Dems May Not Be So Willing to Back White House in IRS Scandal

Senate Majority Leader Harry Reid (D-Nev.), on the floor of the upper chamber today, carefully tread the administration strategy of distancing the scandal from Washington when he said "the alleged actions of IRS employees in the Cincinnati field office are a terrible breach of the public's trust."

"Targeting any group based on its political stance is completely inappropriate. We need to get to the bottom of what happened here," Reid said. "In the meantime, no one should jump to conclusions. But rest assured, as soon as we have the Inspector General's report, the Senate will quickly take appropriate action."

Gaggling with reporters aboard Air Force One en route to a string of New York fundraisers today, White House press secretary Jay Carney said "the White House Counsel's Office was alerted in the week of April 22nd of this year, only about the fact that the IG was finishing a review about matters involving the office in Cincinnati."

Appearing at a joint news conference with British Prime Minister David Cameron this morning, President Obama said he "first learned about it from the same news reports that I think most people learned about this, I think it was on Friday."

"So we'll wait and see what exactly all the details and the facts are.

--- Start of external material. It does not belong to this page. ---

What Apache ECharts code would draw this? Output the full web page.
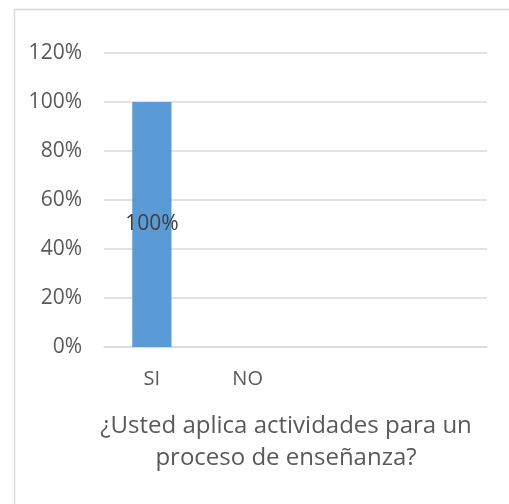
<!DOCTYPE html>
<html>
<head>
<meta charset="utf-8">
<script src="https://cdn.jsdelivr.net/npm/echarts@6/dist/echarts.min.js"></script>
<style>html,body{margin:0;padding:0;background:#fff;}#c{width:509px;height:504px;}</style>
</head>
<body>
<div id="c"></div>
<script>
var categories = ['SI', 'NO', '', ''];
var values = [1, 0, null, null];
var yTicks = { min: 0, max: 1.2, interval: 0.2 };
var titleText = '¿Usted aplica actividades para un\nproceso de enseñanza?';

var chart = echarts.init(document.getElementById('c'), null, { renderer: 'canvas' });
var font = 'Open Sans';
chart.setOption({
  animation: false,
  backgroundColor: '#fff',
  grid: { left: 104, right: 22, top: 53, bottom: 157 },
  graphic: [
    { type: 'rect', left: 12, top: 7, shape: { width: 620, height: 620 }, style: { fill: 'none', stroke: '#d9d9d9', lineWidth: 1.5 }, silent: true },
    { type: 'text', x: 286, y: 410, style: { text: titleText, fill: '#595959', font: '24px "Open Sans"', textAlign: 'center', lineHeight: 32 }, silent: true }
  ],
  xAxis: {
    type: 'category',
    data: categories,
    axisLine: { lineStyle: { color: '#d9d9d9', width: 1.5 } },
    axisTick: { show: false },
    axisLabel: { color: '#595959', fontFamily: font, fontSize: 20, margin: 22, interval: 0 }
  },
  yAxis: {
    type: 'value',
    min: yTicks.min, max: yTicks.max, interval: yTicks.interval,
    axisLine: { show: false },
    axisTick: { show: false },
    splitLine: { lineStyle: { color: '#d9d9d9', width: 1.5 } },
    axisLabel: { color: '#595959', fontFamily: font, fontSize: 21, margin: 22,
      formatter: function (v) { return Math.round(v * 100) + '%'; } }
  },
  series: [{
    type: 'bar',
    data: values,
    barWidth: '41%',
    itemStyle: { color: '#5b9bd5' },
    label: { show: true, position: 'inside', color: '#404040', fontFamily: font, fontSize: 21,
      formatter: function (p) { return p.value ? Math.round(p.value * 100) + '%' : ''; } }
  }]
});
</script>
</body>
</html>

But, I've got not patience with it. I will not tolerate it, and we will make sure that we find out exactly what happened on this," the president said.

Senate Finance Committee Chairman Max Baucus (D-Mont.) vowed to hold hearings into the IRS actions, and Reid said he has "full confidence in the abilities of Senator Baucus and the Finance Committee to get to the bottom of this matter and recommend appropriate action."

But the House Ways and Means Committee beat other committees to the punch, with a Friday morning hearing scheduled on "the Internal Revenue Service’s practice of discriminating against applicants for tax-exempt status based on the political leanings of the applicants." Acting IRS Commissioner Steve Miller is on the witness list.

Obama hasn't filled the post since his first-term IRS commissioner, Douglas Shulman, left three days after his re-election.

J. Russell George, the Treasury Department's inspector general for tax administration who led the report against the IRS due out this week, will also appear before Chairman Dave Camp's (R-Mich.) panel.

Camp jointly announced the hearing with the committee's ranking member, Rep. Sander Levin (D-Mich.).

“The American people must have the fullest confidence that organizations requesting tax exemption receive completely unbiased treatment from the Internal Revenue Service and are never singled out by name or political views," Rep. Levin said. "The nation deserves a complete understanding of this matter, and as Chairman Camp and I discussed this morning, it is essential that there be a thorough and bipartisan investigation and effective remedial action.”

Other Democrats on the House side joined in the condemnation, with Rep. Adam Schiff (D-Calif.) telling MSNBC that "heads need to roll" if the IRS was singling certain political groups.

"If was targeting conservative groups for selective enforcement, that ought to be concerning to all Democrats and Republicans alike," Schiff said, though adding that Republicans ignored his call for a similar probe after a liberal church in his district was audited "in what looked like a very selective way."

"But I'm glad now that the GOP has found interest in this issue and it ought to be a bipartisan concern," Schiff continued. "The IRS absolutely should not be picking winners and losers or picking political ideologies. It ought to neutrally enforce its regulations regardless of the political point of view of an organization."